##### Data for processing

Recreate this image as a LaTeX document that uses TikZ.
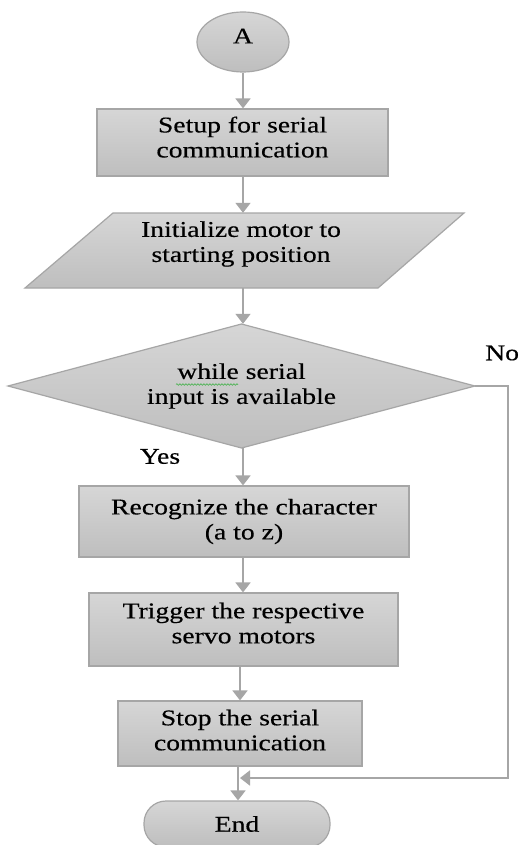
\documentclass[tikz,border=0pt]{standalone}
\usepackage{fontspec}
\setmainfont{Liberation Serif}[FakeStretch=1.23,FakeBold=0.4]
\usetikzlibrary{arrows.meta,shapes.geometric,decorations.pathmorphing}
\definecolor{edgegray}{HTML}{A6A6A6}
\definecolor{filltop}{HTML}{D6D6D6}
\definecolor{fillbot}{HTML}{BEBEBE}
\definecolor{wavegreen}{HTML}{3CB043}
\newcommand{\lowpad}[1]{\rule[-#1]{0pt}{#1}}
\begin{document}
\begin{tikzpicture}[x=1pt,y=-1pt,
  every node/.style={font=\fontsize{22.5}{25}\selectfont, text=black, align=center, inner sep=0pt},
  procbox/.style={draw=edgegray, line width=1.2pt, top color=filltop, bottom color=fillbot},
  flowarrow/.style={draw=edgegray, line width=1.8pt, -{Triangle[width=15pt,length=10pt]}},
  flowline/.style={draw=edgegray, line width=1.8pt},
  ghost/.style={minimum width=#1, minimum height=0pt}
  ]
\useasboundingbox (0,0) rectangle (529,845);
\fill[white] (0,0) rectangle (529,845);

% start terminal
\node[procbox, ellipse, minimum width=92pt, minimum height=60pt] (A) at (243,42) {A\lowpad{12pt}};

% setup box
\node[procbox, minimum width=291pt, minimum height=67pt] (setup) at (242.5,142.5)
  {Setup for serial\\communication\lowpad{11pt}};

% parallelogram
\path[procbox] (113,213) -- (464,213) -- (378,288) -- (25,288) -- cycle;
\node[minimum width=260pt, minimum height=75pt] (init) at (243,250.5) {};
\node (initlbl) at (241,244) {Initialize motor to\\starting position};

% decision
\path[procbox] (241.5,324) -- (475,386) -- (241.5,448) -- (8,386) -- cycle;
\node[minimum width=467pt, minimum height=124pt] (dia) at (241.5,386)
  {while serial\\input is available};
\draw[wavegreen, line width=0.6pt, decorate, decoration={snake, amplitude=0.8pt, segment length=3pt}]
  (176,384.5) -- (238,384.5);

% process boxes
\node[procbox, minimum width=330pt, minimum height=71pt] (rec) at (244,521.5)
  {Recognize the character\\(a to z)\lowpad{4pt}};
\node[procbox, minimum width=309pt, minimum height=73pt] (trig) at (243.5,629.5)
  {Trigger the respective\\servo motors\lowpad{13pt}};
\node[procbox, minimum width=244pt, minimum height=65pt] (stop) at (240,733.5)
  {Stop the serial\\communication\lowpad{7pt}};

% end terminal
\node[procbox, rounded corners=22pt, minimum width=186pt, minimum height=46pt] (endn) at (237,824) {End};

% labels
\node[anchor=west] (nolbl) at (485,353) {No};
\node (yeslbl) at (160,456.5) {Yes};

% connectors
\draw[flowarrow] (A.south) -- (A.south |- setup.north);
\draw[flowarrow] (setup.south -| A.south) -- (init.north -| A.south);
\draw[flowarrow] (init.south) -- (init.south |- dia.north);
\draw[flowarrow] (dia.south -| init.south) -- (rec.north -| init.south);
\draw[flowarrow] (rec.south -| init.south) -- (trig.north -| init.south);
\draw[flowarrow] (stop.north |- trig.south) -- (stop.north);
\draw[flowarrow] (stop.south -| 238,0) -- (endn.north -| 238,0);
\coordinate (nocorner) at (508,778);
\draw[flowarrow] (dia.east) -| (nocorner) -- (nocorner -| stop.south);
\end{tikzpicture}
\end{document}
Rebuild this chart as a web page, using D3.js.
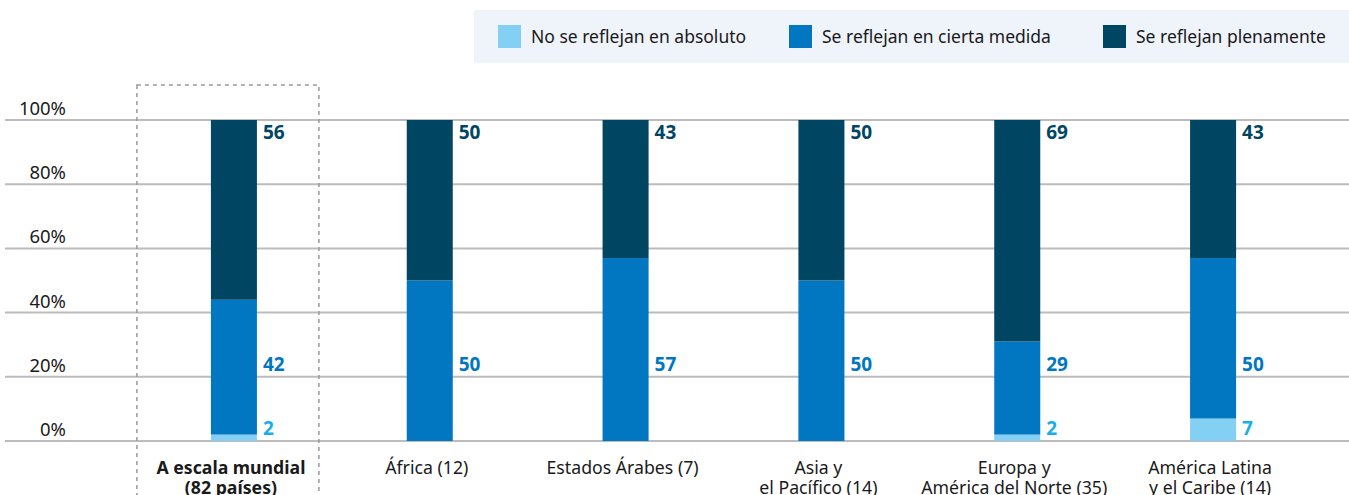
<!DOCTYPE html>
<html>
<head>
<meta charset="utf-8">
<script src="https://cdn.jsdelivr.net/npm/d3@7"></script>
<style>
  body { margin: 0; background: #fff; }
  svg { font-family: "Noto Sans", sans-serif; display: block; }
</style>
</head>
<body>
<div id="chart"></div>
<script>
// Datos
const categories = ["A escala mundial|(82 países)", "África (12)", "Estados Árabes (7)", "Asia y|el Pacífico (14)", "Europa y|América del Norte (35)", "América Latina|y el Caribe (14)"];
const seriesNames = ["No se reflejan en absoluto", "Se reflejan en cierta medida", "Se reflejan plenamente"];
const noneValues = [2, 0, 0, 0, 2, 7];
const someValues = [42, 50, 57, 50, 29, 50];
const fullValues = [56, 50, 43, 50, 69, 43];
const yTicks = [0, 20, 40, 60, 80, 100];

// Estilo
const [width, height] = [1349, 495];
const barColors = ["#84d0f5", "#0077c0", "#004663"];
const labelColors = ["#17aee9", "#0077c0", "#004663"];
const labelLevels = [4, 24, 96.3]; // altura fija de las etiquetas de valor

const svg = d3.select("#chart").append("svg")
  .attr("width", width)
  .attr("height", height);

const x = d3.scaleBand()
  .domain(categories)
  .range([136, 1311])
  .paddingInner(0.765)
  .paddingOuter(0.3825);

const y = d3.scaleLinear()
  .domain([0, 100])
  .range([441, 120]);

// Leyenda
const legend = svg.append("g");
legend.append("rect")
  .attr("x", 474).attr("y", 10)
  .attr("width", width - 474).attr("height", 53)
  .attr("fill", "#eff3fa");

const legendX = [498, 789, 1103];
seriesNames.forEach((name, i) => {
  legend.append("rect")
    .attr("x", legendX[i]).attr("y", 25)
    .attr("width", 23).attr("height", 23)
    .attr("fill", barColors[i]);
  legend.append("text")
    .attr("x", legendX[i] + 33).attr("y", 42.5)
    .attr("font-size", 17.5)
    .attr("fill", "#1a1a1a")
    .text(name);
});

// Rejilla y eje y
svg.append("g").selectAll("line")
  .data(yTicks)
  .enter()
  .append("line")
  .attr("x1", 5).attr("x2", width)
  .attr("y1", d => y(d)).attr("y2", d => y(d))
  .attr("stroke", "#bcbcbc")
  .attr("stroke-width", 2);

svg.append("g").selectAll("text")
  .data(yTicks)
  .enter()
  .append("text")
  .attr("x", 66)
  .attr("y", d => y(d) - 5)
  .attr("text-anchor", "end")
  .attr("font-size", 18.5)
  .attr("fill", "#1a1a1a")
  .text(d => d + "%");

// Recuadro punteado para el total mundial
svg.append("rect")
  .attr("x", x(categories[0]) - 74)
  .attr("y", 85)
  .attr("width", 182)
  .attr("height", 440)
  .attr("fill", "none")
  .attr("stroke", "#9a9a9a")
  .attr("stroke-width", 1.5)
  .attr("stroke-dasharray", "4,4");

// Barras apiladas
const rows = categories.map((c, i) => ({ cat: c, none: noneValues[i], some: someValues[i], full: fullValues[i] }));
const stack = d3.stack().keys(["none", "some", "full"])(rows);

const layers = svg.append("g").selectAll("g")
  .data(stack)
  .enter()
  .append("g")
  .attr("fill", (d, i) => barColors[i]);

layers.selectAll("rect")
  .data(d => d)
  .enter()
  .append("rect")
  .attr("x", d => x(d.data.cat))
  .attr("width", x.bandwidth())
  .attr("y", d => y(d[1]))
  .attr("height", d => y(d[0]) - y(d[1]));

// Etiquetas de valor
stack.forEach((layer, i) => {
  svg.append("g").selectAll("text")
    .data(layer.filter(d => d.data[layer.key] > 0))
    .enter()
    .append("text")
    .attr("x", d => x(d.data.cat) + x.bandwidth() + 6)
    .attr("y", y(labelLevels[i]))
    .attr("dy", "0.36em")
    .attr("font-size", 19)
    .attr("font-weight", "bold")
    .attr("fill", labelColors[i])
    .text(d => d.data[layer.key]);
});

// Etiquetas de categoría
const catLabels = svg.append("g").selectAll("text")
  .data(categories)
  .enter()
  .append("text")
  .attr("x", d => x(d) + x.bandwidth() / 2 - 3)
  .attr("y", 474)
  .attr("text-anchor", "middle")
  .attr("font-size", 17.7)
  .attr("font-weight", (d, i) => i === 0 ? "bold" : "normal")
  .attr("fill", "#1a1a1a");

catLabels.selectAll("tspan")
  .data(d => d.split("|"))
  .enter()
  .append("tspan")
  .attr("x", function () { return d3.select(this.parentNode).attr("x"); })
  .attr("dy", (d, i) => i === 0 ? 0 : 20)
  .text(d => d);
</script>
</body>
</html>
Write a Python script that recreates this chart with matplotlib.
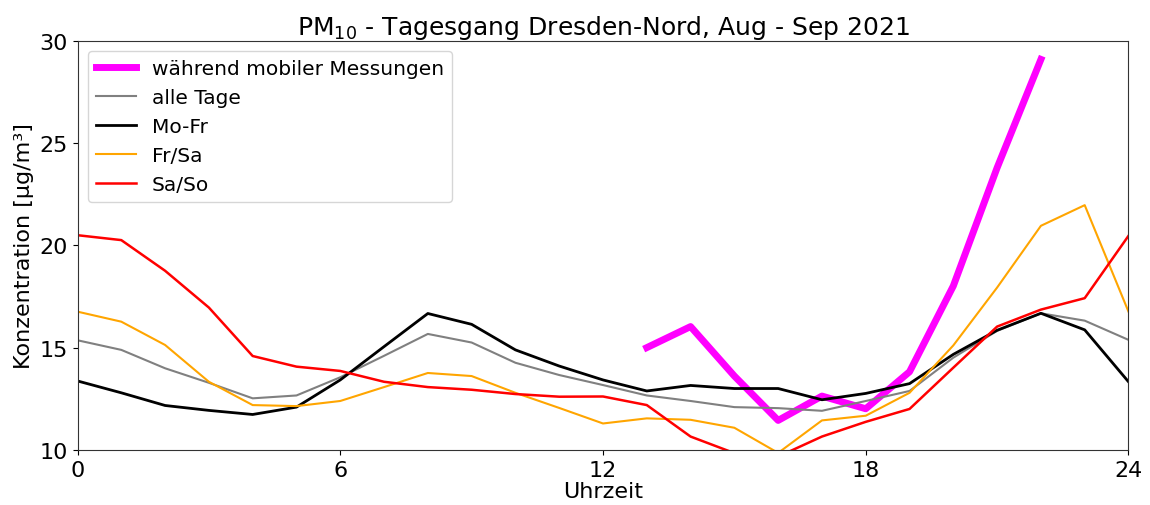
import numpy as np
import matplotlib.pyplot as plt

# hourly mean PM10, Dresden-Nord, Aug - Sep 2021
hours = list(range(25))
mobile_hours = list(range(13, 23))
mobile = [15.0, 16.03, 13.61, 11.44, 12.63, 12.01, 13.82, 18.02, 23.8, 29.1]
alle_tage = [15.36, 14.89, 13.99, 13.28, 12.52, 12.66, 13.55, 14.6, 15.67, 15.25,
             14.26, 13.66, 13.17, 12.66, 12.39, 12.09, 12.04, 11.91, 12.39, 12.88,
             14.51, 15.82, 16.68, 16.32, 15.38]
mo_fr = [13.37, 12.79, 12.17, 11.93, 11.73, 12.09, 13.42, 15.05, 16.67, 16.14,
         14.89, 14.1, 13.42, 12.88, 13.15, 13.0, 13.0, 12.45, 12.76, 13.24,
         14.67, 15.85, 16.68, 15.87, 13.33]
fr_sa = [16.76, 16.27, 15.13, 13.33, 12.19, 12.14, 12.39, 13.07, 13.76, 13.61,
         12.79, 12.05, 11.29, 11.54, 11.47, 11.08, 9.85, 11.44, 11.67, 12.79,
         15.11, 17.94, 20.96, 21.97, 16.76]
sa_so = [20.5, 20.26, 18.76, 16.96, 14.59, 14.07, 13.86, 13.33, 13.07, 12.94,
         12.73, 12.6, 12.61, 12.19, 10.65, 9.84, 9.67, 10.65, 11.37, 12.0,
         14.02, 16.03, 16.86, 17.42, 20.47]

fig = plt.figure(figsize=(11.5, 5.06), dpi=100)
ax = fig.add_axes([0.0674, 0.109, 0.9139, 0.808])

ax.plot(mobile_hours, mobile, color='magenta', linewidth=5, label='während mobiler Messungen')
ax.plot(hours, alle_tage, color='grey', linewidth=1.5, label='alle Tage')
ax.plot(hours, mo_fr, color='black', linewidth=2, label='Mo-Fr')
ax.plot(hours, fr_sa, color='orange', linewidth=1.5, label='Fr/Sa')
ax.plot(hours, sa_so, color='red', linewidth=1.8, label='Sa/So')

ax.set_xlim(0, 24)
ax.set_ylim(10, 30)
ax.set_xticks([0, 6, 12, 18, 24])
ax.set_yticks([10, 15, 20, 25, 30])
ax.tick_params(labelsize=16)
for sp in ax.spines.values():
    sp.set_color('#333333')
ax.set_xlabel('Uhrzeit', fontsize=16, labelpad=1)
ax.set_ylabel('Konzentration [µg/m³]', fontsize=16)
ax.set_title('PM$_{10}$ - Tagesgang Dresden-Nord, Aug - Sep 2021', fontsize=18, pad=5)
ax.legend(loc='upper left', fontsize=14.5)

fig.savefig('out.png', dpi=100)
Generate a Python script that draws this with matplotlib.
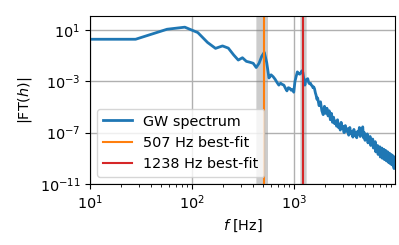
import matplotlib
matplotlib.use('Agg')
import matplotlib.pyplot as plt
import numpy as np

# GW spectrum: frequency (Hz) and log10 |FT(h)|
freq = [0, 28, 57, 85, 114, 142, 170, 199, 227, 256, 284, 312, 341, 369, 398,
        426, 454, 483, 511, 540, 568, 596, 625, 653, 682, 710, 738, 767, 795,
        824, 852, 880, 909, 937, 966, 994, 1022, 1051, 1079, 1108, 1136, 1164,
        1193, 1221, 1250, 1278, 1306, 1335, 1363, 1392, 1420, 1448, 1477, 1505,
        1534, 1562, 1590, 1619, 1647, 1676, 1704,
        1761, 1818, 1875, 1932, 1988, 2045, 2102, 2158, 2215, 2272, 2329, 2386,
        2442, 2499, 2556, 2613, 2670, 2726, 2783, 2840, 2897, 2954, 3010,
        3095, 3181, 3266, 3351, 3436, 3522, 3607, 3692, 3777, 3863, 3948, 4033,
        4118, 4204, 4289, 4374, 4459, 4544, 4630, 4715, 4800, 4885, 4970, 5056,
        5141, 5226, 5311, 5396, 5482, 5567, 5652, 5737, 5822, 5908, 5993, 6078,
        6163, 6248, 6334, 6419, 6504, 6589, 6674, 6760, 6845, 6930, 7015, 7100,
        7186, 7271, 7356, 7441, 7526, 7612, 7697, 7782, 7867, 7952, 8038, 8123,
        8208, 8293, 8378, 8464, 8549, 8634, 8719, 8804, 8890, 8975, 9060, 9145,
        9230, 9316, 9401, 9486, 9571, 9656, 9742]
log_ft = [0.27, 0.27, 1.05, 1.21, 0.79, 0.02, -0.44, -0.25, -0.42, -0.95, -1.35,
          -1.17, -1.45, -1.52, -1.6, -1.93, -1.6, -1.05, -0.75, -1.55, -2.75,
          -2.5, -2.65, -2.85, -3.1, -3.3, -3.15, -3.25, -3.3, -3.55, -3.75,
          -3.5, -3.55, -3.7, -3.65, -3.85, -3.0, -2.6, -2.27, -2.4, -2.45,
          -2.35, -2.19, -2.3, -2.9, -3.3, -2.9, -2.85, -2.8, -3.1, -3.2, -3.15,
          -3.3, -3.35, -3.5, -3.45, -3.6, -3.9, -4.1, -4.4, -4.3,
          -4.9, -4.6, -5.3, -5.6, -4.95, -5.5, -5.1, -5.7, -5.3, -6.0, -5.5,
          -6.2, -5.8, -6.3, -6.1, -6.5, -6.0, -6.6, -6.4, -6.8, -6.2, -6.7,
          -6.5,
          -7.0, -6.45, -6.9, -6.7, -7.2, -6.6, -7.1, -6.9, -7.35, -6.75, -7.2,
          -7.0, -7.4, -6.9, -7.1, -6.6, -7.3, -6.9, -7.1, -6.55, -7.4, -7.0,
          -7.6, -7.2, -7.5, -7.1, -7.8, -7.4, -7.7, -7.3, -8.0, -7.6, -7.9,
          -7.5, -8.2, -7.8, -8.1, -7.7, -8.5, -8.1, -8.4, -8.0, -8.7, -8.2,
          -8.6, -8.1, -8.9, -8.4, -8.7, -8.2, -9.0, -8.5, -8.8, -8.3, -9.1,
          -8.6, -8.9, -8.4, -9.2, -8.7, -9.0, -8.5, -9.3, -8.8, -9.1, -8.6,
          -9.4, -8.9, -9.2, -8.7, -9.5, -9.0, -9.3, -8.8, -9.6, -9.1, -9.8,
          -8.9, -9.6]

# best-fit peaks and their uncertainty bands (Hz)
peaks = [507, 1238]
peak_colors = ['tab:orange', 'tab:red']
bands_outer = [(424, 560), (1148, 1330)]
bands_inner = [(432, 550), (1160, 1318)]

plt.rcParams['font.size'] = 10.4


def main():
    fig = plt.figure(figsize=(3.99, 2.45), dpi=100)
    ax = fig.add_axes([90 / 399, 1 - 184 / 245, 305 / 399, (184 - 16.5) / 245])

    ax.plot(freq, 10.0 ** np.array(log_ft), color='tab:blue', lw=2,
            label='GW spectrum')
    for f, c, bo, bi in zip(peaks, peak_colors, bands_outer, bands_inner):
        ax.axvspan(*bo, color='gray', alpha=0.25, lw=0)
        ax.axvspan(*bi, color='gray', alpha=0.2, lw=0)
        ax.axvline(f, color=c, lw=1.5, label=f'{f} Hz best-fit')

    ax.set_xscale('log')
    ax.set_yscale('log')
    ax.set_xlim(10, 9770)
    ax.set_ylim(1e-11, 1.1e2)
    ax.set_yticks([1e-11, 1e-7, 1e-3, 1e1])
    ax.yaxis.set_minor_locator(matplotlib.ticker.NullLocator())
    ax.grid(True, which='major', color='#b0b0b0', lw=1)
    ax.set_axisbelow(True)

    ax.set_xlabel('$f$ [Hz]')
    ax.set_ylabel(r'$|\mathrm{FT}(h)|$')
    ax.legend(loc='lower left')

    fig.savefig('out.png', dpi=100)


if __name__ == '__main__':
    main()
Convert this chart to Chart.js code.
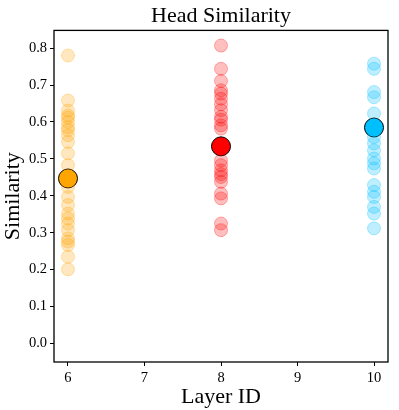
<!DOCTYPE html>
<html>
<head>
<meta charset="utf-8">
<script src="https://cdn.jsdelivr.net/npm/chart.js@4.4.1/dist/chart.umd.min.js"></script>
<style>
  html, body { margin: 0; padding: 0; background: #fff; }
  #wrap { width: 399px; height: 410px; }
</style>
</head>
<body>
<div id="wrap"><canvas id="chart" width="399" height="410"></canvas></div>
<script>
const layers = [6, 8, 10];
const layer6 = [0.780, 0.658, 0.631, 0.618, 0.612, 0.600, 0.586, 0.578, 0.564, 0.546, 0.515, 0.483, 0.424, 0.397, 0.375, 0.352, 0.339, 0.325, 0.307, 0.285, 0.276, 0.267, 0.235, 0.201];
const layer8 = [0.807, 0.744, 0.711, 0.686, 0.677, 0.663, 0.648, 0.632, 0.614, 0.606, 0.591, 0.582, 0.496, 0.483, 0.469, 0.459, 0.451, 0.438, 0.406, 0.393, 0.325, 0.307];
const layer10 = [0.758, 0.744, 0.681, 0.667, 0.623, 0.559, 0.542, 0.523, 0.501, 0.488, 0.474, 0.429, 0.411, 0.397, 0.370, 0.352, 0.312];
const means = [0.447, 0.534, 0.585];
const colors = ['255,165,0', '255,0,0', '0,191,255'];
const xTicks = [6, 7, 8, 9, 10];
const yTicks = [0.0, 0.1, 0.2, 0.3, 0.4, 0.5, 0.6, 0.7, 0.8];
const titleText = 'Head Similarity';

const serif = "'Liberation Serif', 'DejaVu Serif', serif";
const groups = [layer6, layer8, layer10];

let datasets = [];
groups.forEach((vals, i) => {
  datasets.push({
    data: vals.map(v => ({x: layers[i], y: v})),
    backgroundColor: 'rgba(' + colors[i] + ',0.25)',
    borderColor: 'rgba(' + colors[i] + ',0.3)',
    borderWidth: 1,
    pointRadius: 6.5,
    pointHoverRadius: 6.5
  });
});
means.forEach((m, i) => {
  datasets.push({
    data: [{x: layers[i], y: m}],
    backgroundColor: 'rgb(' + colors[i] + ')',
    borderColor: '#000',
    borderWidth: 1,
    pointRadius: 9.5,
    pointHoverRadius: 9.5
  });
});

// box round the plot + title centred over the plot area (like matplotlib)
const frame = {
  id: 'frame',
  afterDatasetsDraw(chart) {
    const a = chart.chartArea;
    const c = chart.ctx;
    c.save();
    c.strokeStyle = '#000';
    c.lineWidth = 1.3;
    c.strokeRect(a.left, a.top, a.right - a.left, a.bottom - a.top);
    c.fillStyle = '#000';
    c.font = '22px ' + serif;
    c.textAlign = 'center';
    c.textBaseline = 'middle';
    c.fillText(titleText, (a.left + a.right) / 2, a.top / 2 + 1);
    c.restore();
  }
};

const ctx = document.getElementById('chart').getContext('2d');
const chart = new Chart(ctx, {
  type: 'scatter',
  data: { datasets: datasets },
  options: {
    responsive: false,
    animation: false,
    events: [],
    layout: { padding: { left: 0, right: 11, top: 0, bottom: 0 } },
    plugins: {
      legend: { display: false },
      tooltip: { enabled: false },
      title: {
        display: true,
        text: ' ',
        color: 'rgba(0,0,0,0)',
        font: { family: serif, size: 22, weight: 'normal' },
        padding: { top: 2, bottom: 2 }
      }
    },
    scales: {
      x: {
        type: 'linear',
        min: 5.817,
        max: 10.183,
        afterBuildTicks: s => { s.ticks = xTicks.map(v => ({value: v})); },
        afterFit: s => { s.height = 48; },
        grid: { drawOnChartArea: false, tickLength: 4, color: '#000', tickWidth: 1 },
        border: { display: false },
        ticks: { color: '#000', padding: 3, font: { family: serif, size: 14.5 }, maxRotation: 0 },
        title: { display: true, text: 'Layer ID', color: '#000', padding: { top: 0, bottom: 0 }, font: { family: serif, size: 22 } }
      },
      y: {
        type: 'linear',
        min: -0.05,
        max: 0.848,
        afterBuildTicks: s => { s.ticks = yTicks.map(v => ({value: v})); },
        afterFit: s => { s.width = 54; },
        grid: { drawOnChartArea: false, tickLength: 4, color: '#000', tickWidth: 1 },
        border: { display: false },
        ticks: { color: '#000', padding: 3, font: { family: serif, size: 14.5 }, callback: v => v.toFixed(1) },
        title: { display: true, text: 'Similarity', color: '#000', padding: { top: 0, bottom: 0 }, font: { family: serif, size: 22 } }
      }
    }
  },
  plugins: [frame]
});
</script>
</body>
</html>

##########

* Problem to solve *
From the listing, copy every line where the string "that" appears.

* Exercise answer *
Recreate this image as a LaTeX document that uses TikZ.
Write a Python script that recreates this chart with matplotlib.
Generate a Python script that draws this with matplotlib.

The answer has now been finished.